Mais pour l'instant, le plus gros problème auquel l'Otan soit confrontée est l'Afghanistan. Le gouvernement d'Hamid Karzaï reste faible et l'économie continue de dépendre en grande partie de la production d'opium. Les réseaux talibans et d'Al Qaeda refont surface sous forme de menace politique et militaire. De nombreux pays de l'Otan qui ont des soldats en Afghanistan ont des “réserves nationales” qui restreignent la manière dont leurs soldats peuvent être utilisés. Bien que le sommet de Riga ait assoupli certaines de ces réserves afin de permettre d'aider les alliés dans des circonstances extrêmes, ce sont surtout la Grande-Bretagne, le Canada, les Pays-Bas et les États-Unis qui se battent dans le sud de l'Afghanistan alors que les troupes françaises, allemandes et italiennes sont déployées dans le nord plus tranquille.

Difficile d'imaginer comment l'Otan pourra réussir à stabiliser l'Afghanistan à moins d'accepter d'engager davantage de soldats et de donner à ses chefs plus de flexibilité. Le succès demandera aussi davantage de fonds pour la reconstruction, le développement et des alternatives à la culture du pavot. Les gouvernements tant européens qu'américains s'inquiètent des budgets engagés, mais dans une perspective plus large, fournir des ressources d'une importance bien plus conséquente à l'Afghanistan aujourd'hui pourrait permettre d'économiser plus tard.

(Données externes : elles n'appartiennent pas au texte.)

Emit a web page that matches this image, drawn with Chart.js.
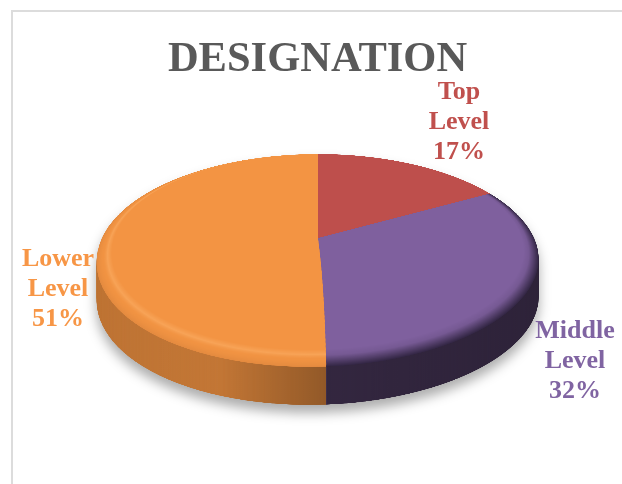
<!DOCTYPE html>
<html>
<head>
<meta charset="utf-8">
<title>Designation</title>
<script src="https://cdn.jsdelivr.net/npm/chart.js@4"></script>
<style>
  html, body { margin: 0; padding: 0; background: #fff; overflow: hidden; }
  #frame { position: absolute; left: 11px; top: 10px; width: 900px; height: 900px; border: 2px solid #dcdcdc; box-sizing: border-box; }
  #pie { position: absolute; left: 0; top: 0; }
</style>
</head>
<body>
<div id="frame"></div>
<canvas id="pie" width="622" height="484"></canvas>
<script>
const categories = ['Top Level', 'Middle Level', 'Lower Level'];
const shares = [17, 32, 51];
const sliceColors = ['#be4f4c', '#7f609e', '#f39443'];
const labelColors = ['#c0504d', '#8064a2', '#f79646'];

// where the tilted disc lands on the canvas
const view = { x: 318, y: 238, a: 216, b: 101.7, k: 0.211, lean: 9, depth: 38 };
const flatScale = 3;
const W = 622, H = 484;

function layer(w, h) {
  const c = document.createElement('canvas');
  c.width = w;
  c.height = h;
  return c;
}

// paints a flat top-down disc row by row with perspective
function warp(ctx, flat, arc, dy) {
  const R = arc.outerRadius * flatScale;
  const cx = arc.x * flatScale, cy = arc.y * flatScale;
  const top = Math.floor(view.y - view.b / (1 + view.k));
  const bottom = Math.ceil(view.y + view.b / (1 - view.k));
  const vAt = d => d / (view.b + view.k * d);
  for (let y = top; y <= bottom; y++) {
    const v0 = vAt(y - view.y), v1 = vAt(y + 1 - view.y);
    const vm = (v0 + v1) / 2;
    if (vm < -1 || vm > 1) continue;
    const scale = view.a / (1 - view.k * vm) / R;
    const shift = vm > 0 ? view.lean * vm * vm : 0;
    ctx.drawImage(flat, 0, cy + v0 * R, flat.width, (v1 - v0) * R,
      view.x - shift - cx * scale, y + dy, flat.width * scale, 1);
  }
}

function seamX(angle) {
  const u = Math.cos(angle), v = Math.sin(angle);
  return view.x + view.a * u / (1 - view.k * v) - (v > 0 ? view.lean * v * v : 0);
}

function wedge(ctx, arc, R, cx, cy) {
  ctx.beginPath();
  ctx.moveTo(cx, cy);
  ctx.arc(cx, cy, R * 1.01, arc.startAngle, arc.endAngle);
  ctx.closePath();
}

const bevel = [
  [[0, 'rgba(255,185,115,0)'], [0.3, 'rgba(255,185,115,0.42)'], [0.55, 'rgba(235,145,65,0.2)'], [1, 'rgba(215,130,60,0.55)']],
  [[0, 'rgba(40,30,55,0)'], [0.35, 'rgba(40,30,55,0.1)'], [1, 'rgba(40,30,55,0.88)']],
];

const tiltedPie = {
  id: 'tiltedPie',
  beforeDatasetsDraw(chart) {
    const arcs = chart.getDatasetMeta(0).data;
    const ctx = chart.ctx;
    const first = arcs[0];
    const size = (first.x + first.outerRadius + 4) * flatScale;
    const h = (first.y + first.outerRadius + 4) * flatScale;

    const plain = layer(size, h);
    const p = plain.getContext('2d');
    p.scale(flatScale, flatScale);
    arcs.forEach(a => a.draw(p));
    arcs.forEach(a => a.draw(p));

    // rim shading on the top face, wider towards the viewer
    const face = layer(size, h);
    const f = face.getContext('2d');
    f.drawImage(plain, 0, 0);
    const R = first.outerRadius * flatScale, cx = first.x * flatScale, cy = first.y * flatScale;
    [[arcs[2], bevel[0]], [arcs[1], bevel[1]]].forEach(([arc, stops]) => {
      const g = f.createRadialGradient(cx, cy - 0.055 * R, 0.945 * R, cx, cy, R);
      stops.forEach(s => g.addColorStop(s[0], s[1]));
      f.save();
      f.globalCompositeOperation = 'source-atop';
      wedge(f, arc, R, cx, cy);
      f.clip();
      f.fillStyle = g;
      f.fillRect(0, 0, size, h);
      f.restore();
    });

    // side wall
    const wall = layer(W, H);
    const w = wall.getContext('2d');
    for (let d = view.depth; d >= 1; d--) warp(w, plain, first, d);
    const seam = seamX(arcs[2].startAngle);
    const left = view.x - view.a * 1.04, right = view.x + view.a * 1.04;
    const t = x => (x - left) / (right - left);
    const shade = w.createLinearGradient(left, 0, right, 0);
    shade.addColorStop(0, 'rgba(0,0,0,0.22)');
    shade.addColorStop(t(220), 'rgba(0,0,0,0.2)');
    shade.addColorStop(t(seam), 'rgba(0,0,0,0.4)');
    shade.addColorStop(t(seam) + 0.001, 'rgba(0,0,0,0.6)');
    shade.addColorStop(1, 'rgba(0,0,0,0.64)');
    w.globalCompositeOperation = 'source-atop';
    w.fillStyle = shade;
    w.fillRect(0, 0, W, H);
    w.globalCompositeOperation = 'source-over';
    warp(w, face, first, 0);

    ctx.save();
    ctx.shadowColor = 'rgba(0,0,0,0.32)';
    ctx.shadowBlur = 12;
    ctx.shadowOffsetY = 8;
    ctx.drawImage(wall, 0, 0);
    ctx.restore();
    return false;
  },
  afterDraw(chart) {
    const ctx = chart.ctx;
    const anchors = [[459, 92], [575, 331], [58, 259]];
    ctx.save();
    ctx.font = 'bold 26px "Liberation Serif"';
    ctx.textAlign = 'center';
    ctx.textBaseline = 'middle';
    categories.forEach((name, i) => {
      const lines = [...name.split(' '), shares[i] + '%'];
      ctx.fillStyle = labelColors[i];
      lines.forEach((line, n) => ctx.fillText(line, anchors[i][0], anchors[i][1] + n * 30.3));
    });
    ctx.restore();
  },
};

new Chart(document.getElementById('pie'), {
  type: 'pie',
  data: {
    labels: categories,
    datasets: [{ data: shares, backgroundColor: sliceColors, borderWidth: 0 }],
  },
  plugins: [tiltedPie],
  options: {
    responsive: false,
    animation: false,
    events: [],
    layout: { padding: { left: 13, top: 0, right: 0, bottom: 0 } },
    plugins: {
      legend: { display: false },
      tooltip: { enabled: false },
      title: {
        display: true,
        text: 'DESIGNATION',
        color: '#595959',
        font: { family: '"Liberation Serif"', size: 42.5, weight: 'bold' },
        padding: { top: 35, bottom: 10 },
      },
    },
  },
});
</script>
</body>
</html>
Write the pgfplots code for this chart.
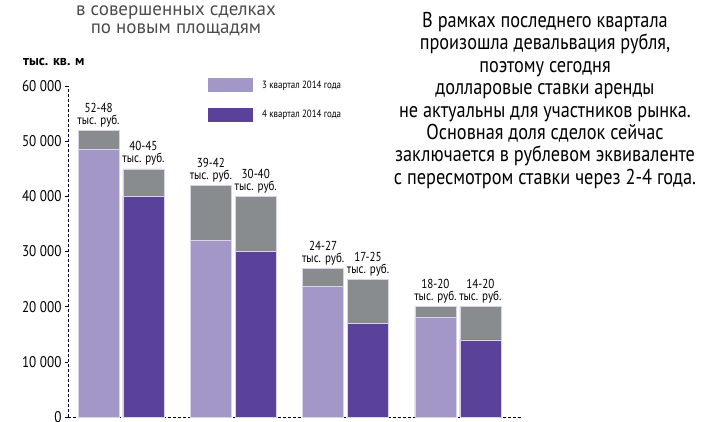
\documentclass[border=0pt]{standalone}
\usepackage{fontspec}
\setmainfont[FakeStretch=0.85]{PT Sans}
\newfontfamily\titlefont{PT Sans}
\usepackage{pgfplots}
\pgfplotsset{compat=1.18}
\definecolor{lightp}{HTML}{A397C8}
\definecolor{darkp}{HTML}{5A4199}
\definecolor{grayb}{HTML}{888C8F}
\definecolor{edge}{HTML}{D8D3E8}
\begin{document}
\begin{tikzpicture}[x=1pt,y=1pt]
\useasboundingbox (0,0) rectangle (728,421);
\begin{axis}[
  at={(68pt,4pt)}, anchor=south west,
  scale only axis, width=455pt, height=331pt,
  xmin=-0.472, xmax=3.58, ymin=0, ymax=60000,
  axis x line=bottom, axis y line=left,
  axis line style={-, densely dashed, line width=0.6pt},
  xtick=\empty,
  ytick={0,10000,20000,30000,40000,50000,60000},
  scaled y ticks=false,
  /pgf/number format/assume math mode=true,
  yticklabel style={/pgf/number format/1000 sep={\ }, font=\fontsize{15.5}{16}\selectfont},
  tick align=outside, major tick length=3pt,
  y tick style={black, line width=0.5pt},
  clip=false,
  legend style={at={(axis description cs:0.3077,1.024)}, anchor=north west, draw=none, fill=none,
    inner sep=0pt, row sep=15.5pt, font=\fontsize{10.5}{12}\selectfont, legend cell align=left},
  every node near coord/.style={align=center, font=\fontsize{13}{12}\selectfont, anchor=south, inner sep=3pt, black},
]
% gray tops (totals)
\addplot[ybar, bar width=0.365, bar shift=-0.2, fill=grayb, draw=edge, line width=0.5pt, forget plot,
  point meta=explicit symbolic, nodes near coords, nodes near coords style={xshift=-22.46pt}]
  coordinates {(0,52000)[52-48\\тыс. руб.] (1,42000)[39-42\\тыс. руб.] (2,27000)[24-27\\тыс. руб.] (3,20000)[18-20\\тыс. руб.]};
\addplot[ybar, bar width=0.365, bar shift=0.2, fill=grayb, draw=edge, line width=0.5pt, forget plot,
  point meta=explicit symbolic, nodes near coords, nodes near coords style={xshift=22.46pt}]
  coordinates {(0,45000)[40-45\\тыс. руб.] (1,40000)[30-40\\тыс. руб.] (2,25000)[17-25\\тыс. руб.] (3,20000)[14-20\\тыс. руб.]};
% coloured parts
\addplot[ybar, bar width=0.365, bar shift=-0.2, fill=lightp, draw=edge, line width=0.5pt,
  legend image code/.code={\fill[lightp, draw=none] (0pt,-7pt) rectangle (45pt,7pt); \path[draw=none, fill=none] (45pt,0pt) -- (52pt,0pt);}]
  coordinates {(0,48500) (1,32000) (2,23700) (3,18000)};
\addlegendentry{3 квартал 2014 года}
\addplot[ybar, bar width=0.365, bar shift=0.2, fill=darkp, draw=edge, line width=0.5pt,
  legend image code/.code={\fill[darkp, draw=none] (0pt,-7pt) rectangle (45pt,7pt); \path[draw=none, fill=none] (45pt,0pt) -- (52pt,0pt);}]
  coordinates {(0,40000) (1,30000) (2,17000) (3,14000)};
\addlegendentry{4 квартал 2014 года}
\end{axis}
\node[anchor=base west, font=\titlefont\bfseries\fontsize{14}{14}\selectfont, inner sep=0pt] at (23,355) {тыс. кв. м};
\node[anchor=base, font=\titlefont\fontsize{19}{19}\selectfont, text=black!70, inner sep=0pt] at (176,405.5) {в совершенных сделках};
\node[anchor=base, font=\titlefont\fontsize{19}{19}\selectfont, text=black!70, inner sep=0pt] at (176,387.3) {по новым площадям};
\node[anchor=north, align=center, font=\fontsize{21.5}{22.4}\selectfont, inner sep=0pt] at (545,409) {В рамках последнего квартала\\произошла девальвация рубля,\\поэтому сегодня\\долларовые ставки аренды\\не актуальны для участников рынка.\\Основная доля сделок сейчас\\заключается в рублевом эквиваленте\\с пересмотром ставки через 2-4 года.};
\end{tikzpicture}
\end{document}
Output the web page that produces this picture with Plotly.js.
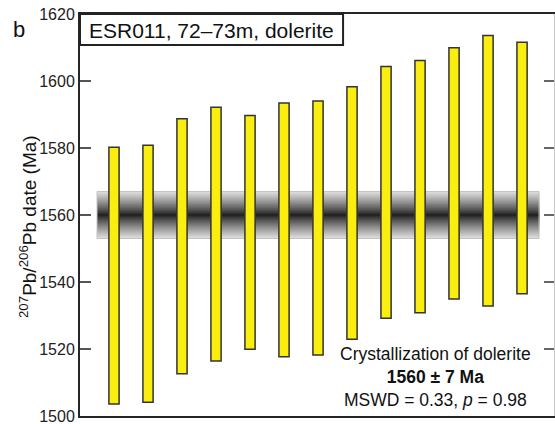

L'un des grands coûts de la politique erronée de l'administration Bush en Irak a été de détourner l'attention et les ressources de la juste guerre en Afghanistan. Si seulement une petite portion de l'argent et des forces investis en Irak avait été consacrée à l'Afghanistan, la menace actuelle d'une résurgence des talibans et d'Al Qaeda ne serait peut-être pas si grande. Malheureusement, l'Irak pompe tout l'oxygène des politiques élaborées à Washington. Très peu de gens tâchent de sauver l'Otan d'un échec significatif lors de son premier essai en dehors de l'Europe.